DATA SHOWN:
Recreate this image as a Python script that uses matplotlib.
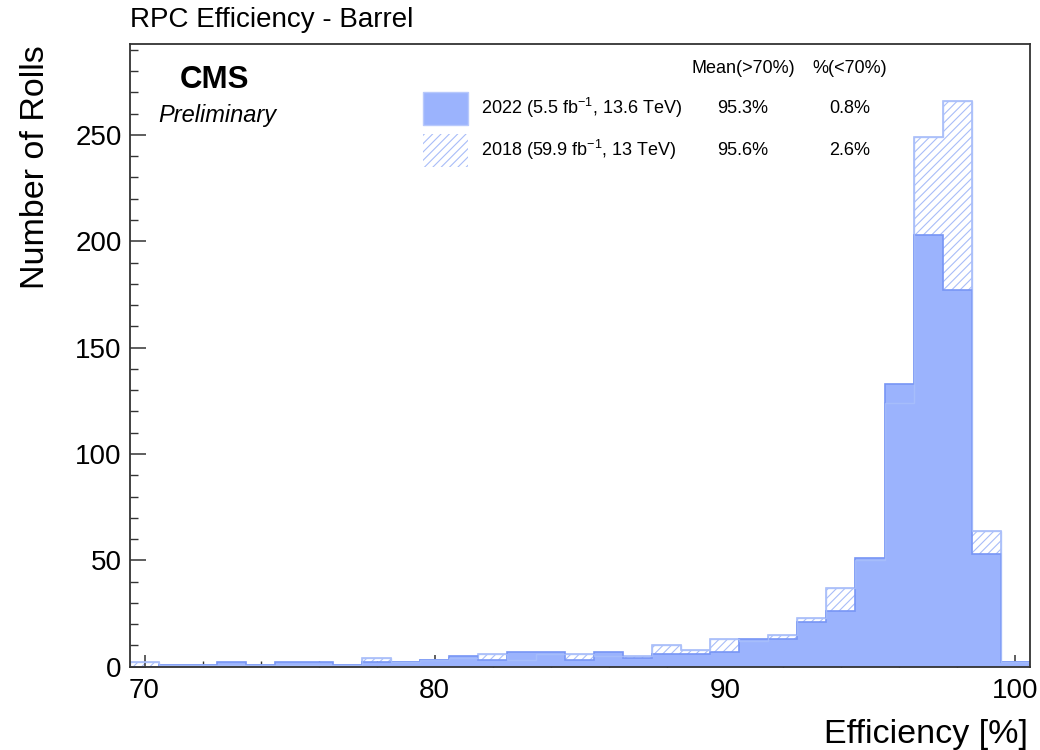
import matplotlib
matplotlib.use("Agg")
import matplotlib.pyplot as plt
from matplotlib.patches import Rectangle
from matplotlib.ticker import MultipleLocator
import numpy as np

plt.rcParams['font.family'] = ['Liberation Sans', 'DejaVu Sans']
plt.rcParams['mathtext.fontset'] = 'custom'
plt.rcParams['mathtext.rm'] = 'Liberation Sans'
plt.rcParams['mathtext.it'] = 'Liberation Sans:italic'
plt.rcParams['hatch.linewidth'] = 0.8

# efficiency bins (centres, 1% wide)
bin_centers = list(range(70, 101))

# number of rolls per bin
rolls_2022 = [0, 1, 1, 2, 1, 2, 2, 1, 2, 2, 3, 5, 3, 7, 7, 3, 7, 4, 6, 6,
              7, 13, 13, 21, 26, 51, 133, 203, 177, 53, 2]
rolls_2018 = [2, 1, 1, 1, 1, 1, 1, 1, 4, 2, 3, 4, 6, 3, 6, 6, 5, 5, 10, 8,
              13, 12, 15, 23, 37, 50, 124, 249, 266, 64, 2]

labels = ["2022 (5.5 fb$^{-1}$, 13.6 TeV)", "2018 (59.9 fb$^{-1}$, 13 TeV)"]
mean_above = ["95.3%", "95.6%"]
frac_below = ["0.8%", "2.6%"]

fill_col = '#9bb3fd'
fill_edge = '#7795f5'
hatch_col = '#a9bdf8'

edges = np.array(bin_centers + [bin_centers[-1] + 1]) - 0.5

fig = plt.figure(figsize=(10.4, 7.5), dpi=100)
ax = fig.add_axes([0.125, 0.111, 0.865, 0.830])

# 2018: hatched, drawn underneath
ax.bar(bin_centers, rolls_2018, width=1.0, facecolor='none', edgecolor=hatch_col,
       hatch='////', linewidth=0, zorder=1)
ax.stairs(rolls_2018, edges, baseline=0, color=hatch_col, lw=1.2, zorder=2)

# 2022: solid fill on top
ax.stairs(rolls_2022, edges, baseline=0, fill=True, color=fill_col, zorder=3)
ax.stairs(rolls_2022, edges, baseline=0, color=fill_edge, lw=1.2, zorder=4)
# faint 2018 outline seen through the fill
ax.stairs(rolls_2018, edges, baseline=0, color='#aac0fb', lw=1.0, zorder=4, alpha=0.8)

ax.set_xlim(69.5, 100.5)
ax.set_ylim(0, 292.6)

ax.xaxis.set_major_locator(MultipleLocator(10))
ax.xaxis.set_minor_locator(MultipleLocator(2))
ax.yaxis.set_major_locator(MultipleLocator(50))
ax.yaxis.set_minor_locator(MultipleLocator(10))
ax.tick_params(axis='both', which='both', direction='in', top=False, right=False,
               colors='#333333', labelcolor='black', labelsize=20)
ax.tick_params(axis='y', which='major', length=11.5, width=1.1, pad=6)
ax.tick_params(axis='y', which='minor', length=5.8, width=1.0)
ax.tick_params(axis='x', which='major', length=8.6, width=1.1, pad=8)
ax.tick_params(axis='x', which='minor', length=4.3, width=1.0)
for sp in ax.spines.values():
    sp.set_color('#333333')
    sp.set_linewidth(1.3)
    sp.set_zorder(6)

fig.text(0.125, 0.973, "RPC Efficiency - Barrel", fontsize=20, ha='left', va='center')
fig.text(0.034, 0.94, "Number of Rolls", fontsize=24.5, rotation=90, ha='center', va='top')
fig.text(0.988, 0.02, "Efficiency [%]", fontsize=24.5, ha='right', va='center')

ax.text(0.094, 0.942, "CMS", transform=ax.transAxes, fontsize=22.5, fontweight='bold',
        ha='center', va='center')
ax.text(0.097, 0.886, "Preliminary", transform=ax.transAxes, fontsize=17, style='italic',
        ha='center', va='center')

# legend table
ax.text(0.682, 0.961, "Mean(>70%)", transform=ax.transAxes, fontsize=13, ha='center', va='center')
ax.text(0.800, 0.961, "%(<70%)", transform=ax.transAxes, fontsize=13, ha='center', va='center')
row_y = [0.897, 0.830]
ax.add_patch(Rectangle((0.3256, 0.870), 0.05, 0.053, transform=ax.transAxes,
                       facecolor=fill_col, edgecolor='#b8c9fc', lw=1, zorder=7))
ax.add_patch(Rectangle((0.3256, 0.8026), 0.05, 0.054, transform=ax.transAxes,
                       facecolor='none', edgecolor=hatch_col, hatch='////', lw=0, zorder=7))
for i in range(2):
    ax.text(0.39, row_y[i], labels[i], transform=ax.transAxes, fontsize=13,
            ha='left', va='center')
    ax.text(0.681, row_y[i], mean_above[i], transform=ax.transAxes, fontsize=13,
            ha='center', va='center')
    ax.text(0.800, row_y[i], frac_below[i], transform=ax.transAxes, fontsize=13,
            ha='center', va='center')

fig.savefig("out.png", dpi=100)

WHAT NEEDS TO BE DONE: From the opening line of the listing above through the line bearing "color=hatch_col, lw=1.2, zorder=2)", repeat each line exactly. Drop every picture.

SOLUTION TO THE EXERCISE:
Recreate this image as a Python script that uses matplotlib.
import matplotlib
matplotlib.use("Agg")
import matplotlib.pyplot as plt
from matplotlib.patches import Rectangle
from matplotlib.ticker import MultipleLocator
import numpy as np

plt.rcParams['font.family'] = ['Liberation Sans', 'DejaVu Sans']
plt.rcParams['mathtext.fontset'] = 'custom'
plt.rcParams['mathtext.rm'] = 'Liberation Sans'
plt.rcParams['mathtext.it'] = 'Liberation Sans:italic'
plt.rcParams['hatch.linewidth'] = 0.8

# efficiency bins (centres, 1% wide)
bin_centers = list(range(70, 101))

# number of rolls per bin
rolls_2022 = [0, 1, 1, 2, 1, 2, 2, 1, 2, 2, 3, 5, 3, 7, 7, 3, 7, 4, 6, 6,
              7, 13, 13, 21, 26, 51, 133, 203, 177, 53, 2]
rolls_2018 = [2, 1, 1, 1, 1, 1, 1, 1, 4, 2, 3, 4, 6, 3, 6, 6, 5, 5, 10, 8,
              13, 12, 15, 23, 37, 50, 124, 249, 266, 64, 2]

labels = ["2022 (5.5 fb$^{-1}$, 13.6 TeV)", "2018 (59.9 fb$^{-1}$, 13 TeV)"]
mean_above = ["95.3%", "95.6%"]
frac_below = ["0.8%", "2.6%"]

fill_col = '#9bb3fd'
fill_edge = '#7795f5'
hatch_col = '#a9bdf8'

edges = np.array(bin_centers + [bin_centers[-1] + 1]) - 0.5

fig = plt.figure(figsize=(10.4, 7.5), dpi=100)
ax = fig.add_axes([0.125, 0.111, 0.865, 0.830])

# 2018: hatched, drawn underneath
ax.bar(bin_centers, rolls_2018, width=1.0, facecolor='none', edgecolor=hatch_col,
       hatch='////', linewidth=0, zorder=1)
ax.stairs(rolls_2018, edges, baseline=0, color=hatch_col, lw=1.2, zorder=2)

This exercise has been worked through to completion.